Instructions to follow — Return the lines that follow, exactly as they appear, from the first through the one containing "(1293,11) -- (1293,497);"; no pictures are to be included.

======== Provided material ========

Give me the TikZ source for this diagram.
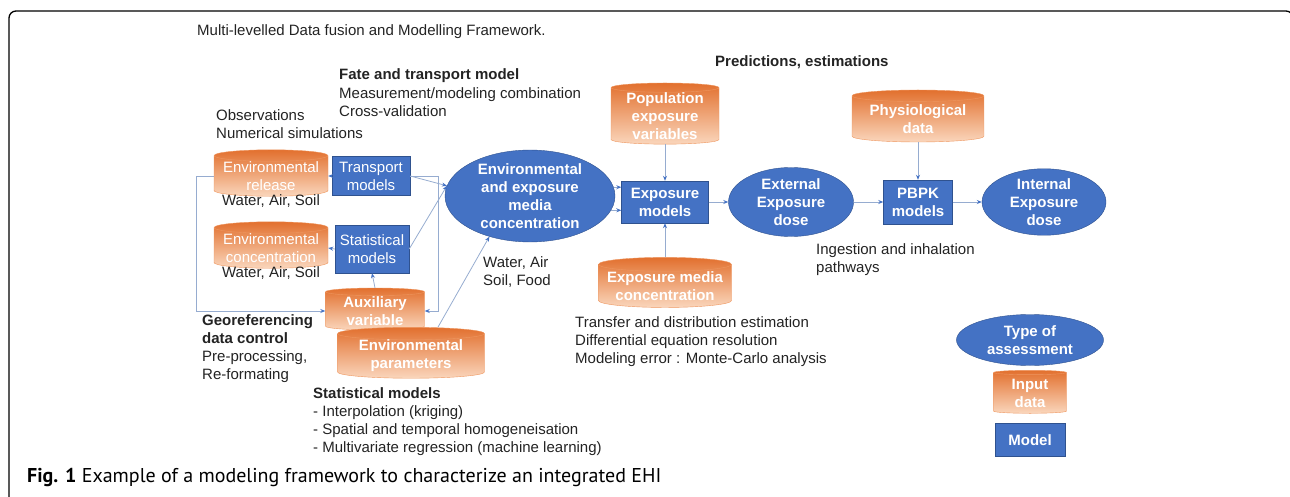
\documentclass[tikz,border=0pt]{standalone}
\usepackage{fontspec}
\setmainfont{Liberation Sans}
\newfontfamily\capfont{PT Sans}
\usetikzlibrary{arrows.meta,shapes.geometric}

\definecolor{boxblue}{RGB}{68,114,196}
\definecolor{edgeblue}{RGB}{47,82,143}
\definecolor{linkcol}{RGB}{150,172,208}
\definecolor{cyltop}{RGB}{226,112,46}
\definecolor{cylbot}{RGB}{250,214,188}
\definecolor{cylrim}{RGB}{238,150,95}
\definecolor{txt}{RGB}{35,35,35}
\newcommand{\dfont}{\fontsize{15}{18}\selectfont}

\begin{document}
\begin{tikzpicture}[x=1pt, y=-1pt,
    font=\dfont,
    model/.style={rectangle, draw=edgeblue, fill=boxblue, text=white, align=center, inner sep=0pt},
    result/.style={ellipse, draw=edgeblue, fill=boxblue, text=white, font=\dfont\bfseries, align=center, inner sep=0pt},
    store/.style={cylinder, shape border rotate=90, aspect=0.12, draw=cylrim, top color=cyltop, bottom color=cylbot, text=white, align=center, inner sep=0pt},
    note/.style={anchor=west, align=left, inner sep=0pt, text=txt},
    link/.style={draw=linkcol, line width=0.8pt, -{Stealth[length=5pt,width=4pt,color=boxblue]}}
]
\useasboundingbox (0,0) rectangle (1290,497);
\draw[line width=1.3pt, rounded corners=7pt] (9,497) -- (9,11) -- (1293,11) -- (1293,497);

% headings and notes
\node[note] (title) at (197,32) {Multi-levelled Data fusion and Modelling Framework.};
\node[note, font=\dfont\bfseries] (fate) at (339,76) {Fate and transport model};
\node[note] (fatetxt) at (339,102) {Measurement/modeling combination\\Cross-validation};
\node[note] (obs) at (216,124) {Observations\\Numerical simulations};
\node[note, font=\dfont\bfseries] (pred) at (715,62) {Predictions, estimations};

% left block
\node[store, minimum width=114, minimum height=45] (release) at (271,176) {Environmental\\release};
\node[text=txt, inner sep=0pt] (relmed) at (271,201) {Water, Air, Soil};
\node[model, minimum width=78, minimum height=39] (transport) at (371,176) {Transport\\models};
\node[store, minimum width=114, minimum height=45] (concen) at (271,248) {Environmental\\concentration};
\node[text=txt, inner sep=0pt] (conmed) at (271,273) {Water, Air, Soil};
\node[model, minimum width=74, minimum height=48] (stat) at (372,249) {Statistical\\models};
\node[store, font=\dfont\bfseries, minimum width=99, minimum height=42] (aux) at (375,311) {Auxiliary\\variable};
\node[store, font=\dfont\bfseries, minimum width=147, minimum height=47] (params) at (411,356) {Environmental\\parameters};

\node[note] (geo) at (202,349) {\textbf{Georeferencing}\\\textbf{data control}\\Pre-processing,\\Re-formating};
\node[note] (statnote) at (313,422) {\textbf{Statistical models}\\- Interpolation (kriging)\\- Spatial and temporal homogeneisation\\- Multivariate regression (machine learning)};
\node[note] (media) at (483,272) {Water, Air\\Soil, Food};

% centre
\node[result, minimum width=170, minimum height=83] (conc) at (530,196) {Environmental\\and exposure\\media\\concentration};
\node[store, font=\dfont\bfseries, minimum width=108, minimum height=58] (pop) at (665,116) {Population\\exposure\\variables};
\node[model, font=\dfont\bfseries, minimum width=87, minimum height=42] (expo) at (665,202) {Exposure\\models};
\node[store, font=\dfont\bfseries, minimum width=133, minimum height=38] (expmed) at (665,286) {Exposure media\\concentration};
\node[note] (transfer) at (575,342) {Transfer and distribution estimation\\Differential equation resolution\\Modeling error : Monte-Carlo analysis};

% right block
\node[result, minimum width=125, minimum height=69] (extdose) at (791,202) {External\\Exposure\\dose};
\node[model, font=\dfont\bfseries, minimum width=69, minimum height=44] (pbpk) at (918,202) {PBPK\\models};
\node[store, font=\dfont\bfseries, minimum width=132, minimum height=52] (phys) at (918,119) {Physiological\\data};
\node[result, minimum width=124, minimum height=65] (intdose) at (1044,202) {Internal\\Exposure\\dose};
\node[note] (ingest) at (816,260) {Ingestion and inhalation\\pathways};

% legend
\node[result, minimum width=147, minimum height=51] (kind) at (1030,340) {Type of\\assessment};
\node[store, font=\dfont\bfseries, minimum width=73, minimum height=43] (input) at (1030,393) {Input\\data};
\node[model, font=\dfont\bfseries, minimum width=70, minimum height=33] (modelkey) at (1030,440) {Model};

% caption
\node[anchor=west, inner sep=0pt, font=\capfont\fontsize{20}{24}\selectfont] (caption) at (27,477) {\textbf{Fig. 1} Example of a modeling framework to characterize an integrated EHI};

% connectors
\draw[link] (transport.west) -- (release.east);
\draw[link] (stat.west) -- (concen.east);
\draw[link] (aux.north) -- (stat.south);
\draw[link] (transport.east) -- (conc.173);
\draw[link] (stat.east) -- (conc.173);
\draw[link] (transport.east) -- ++(28,0) |- (aux.east);
\draw[link] (release.west) -- ++(-17,0) |- (aux.west);
\draw[link] ([xshift=27pt]params.north) -- (conc.225);
\draw[link] (conc.6) -- (conc.6 -| expo.west);
\draw[link] (conc.-10) -- (conc.-10 -| expo.west);
\draw[link] (pop.south) -- (expo.north);
\draw[link] (expmed.north) -- (expo.south);
\draw[link] (expo.east) -- (extdose.west);
\draw[link] (extdose.east) -- (pbpk.west);
\draw[link] (phys.south) -- (pbpk.north);
\draw[link] (pbpk.east) -- (intdose.west);
\end{tikzpicture}
\end{document}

========

Output for this exercise —
Give me the TikZ source for this diagram.
\documentclass[tikz,border=0pt]{standalone}
\usepackage{fontspec}
\setmainfont{Liberation Sans}
\newfontfamily\capfont{PT Sans}
\usetikzlibrary{arrows.meta,shapes.geometric}

\definecolor{boxblue}{RGB}{68,114,196}
\definecolor{edgeblue}{RGB}{47,82,143}
\definecolor{linkcol}{RGB}{150,172,208}
\definecolor{cyltop}{RGB}{226,112,46}
\definecolor{cylbot}{RGB}{250,214,188}
\definecolor{cylrim}{RGB}{238,150,95}
\definecolor{txt}{RGB}{35,35,35}
\newcommand{\dfont}{\fontsize{15}{18}\selectfont}

\begin{document}
\begin{tikzpicture}[x=1pt, y=-1pt,
    font=\dfont,
    model/.style={rectangle, draw=edgeblue, fill=boxblue, text=white, align=center, inner sep=0pt},
    result/.style={ellipse, draw=edgeblue, fill=boxblue, text=white, font=\dfont\bfseries, align=center, inner sep=0pt},
    store/.style={cylinder, shape border rotate=90, aspect=0.12, draw=cylrim, top color=cyltop, bottom color=cylbot, text=white, align=center, inner sep=0pt},
    note/.style={anchor=west, align=left, inner sep=0pt, text=txt},
    link/.style={draw=linkcol, line width=0.8pt, -{Stealth[length=5pt,width=4pt,color=boxblue]}}
]
\useasboundingbox (0,0) rectangle (1290,497);
\draw[line width=1.3pt, rounded corners=7pt] (9,497) -- (9,11) -- (1293,11) -- (1293,497);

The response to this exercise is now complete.